As hilarious as the commercial is, it's only funny because it strikes a chord with most mom's out there. If it doesn't, I commend you but, you aren't human. Seriously. I understand the peaceful approach to parenting and I truly try to utilize it.  There are times, however, mid tantrum,  when my own temper overcomes me. I have found my boiling point and I yell.  Ultimately, I feel guilty afterwards for losing my cool. I have become the dreaded momster.

You know the one. It's the woman who had barely rolled out of bed and hasn't had a cup of coffee yet. It's the mom that just went to bed an hour ago because the baby just feel asleep and the older child just peed her bed for the 5th time that week. It's a real Jekyll and Hyde situation. Be real, we can all be momsters at times.

I didn't start out this way when I first started my mothering journey. I told myself I wasn't going to be that mom. The one you see scolding her preschooler in the aisles of Walmart.  I was cool and collected. Then there were two... Then three. And by the time the third came,  there went my cool right out the window.

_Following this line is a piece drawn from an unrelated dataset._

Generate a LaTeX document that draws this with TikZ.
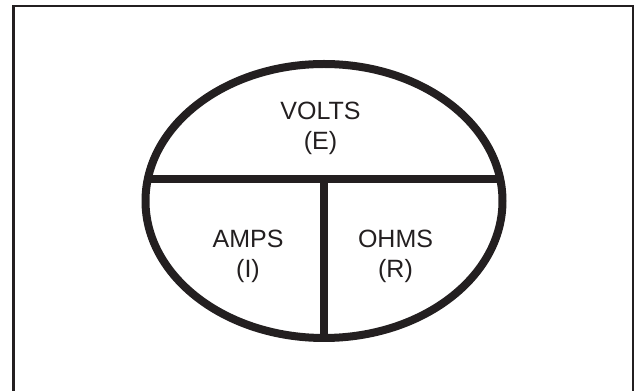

Now, I'm not saying my house is filled with the sound of mom yelling constantly. It's not. We play barbies and boardgames and watch Dora the Explorer. We go to the park and have tickle fights. Most of the time, being a parent is fun! What I am saying is that when my four year old is kicking her door,  my three year old wants one more TV show and my one year old refuses to nap, all while I'm on the phone with the doctor, I can be a momster.

I've had to come to the realization that it's OKAY.  I'm human. I will make mistakes. There is no such thing as a perfect parent and the only ones I've seen that claim to be are either sorely inexperienced or they're doing it wrong. I can't beat myself up for being fallible. I'm a mom and to my kids I'm Super Woman... even if I am the occasional momster.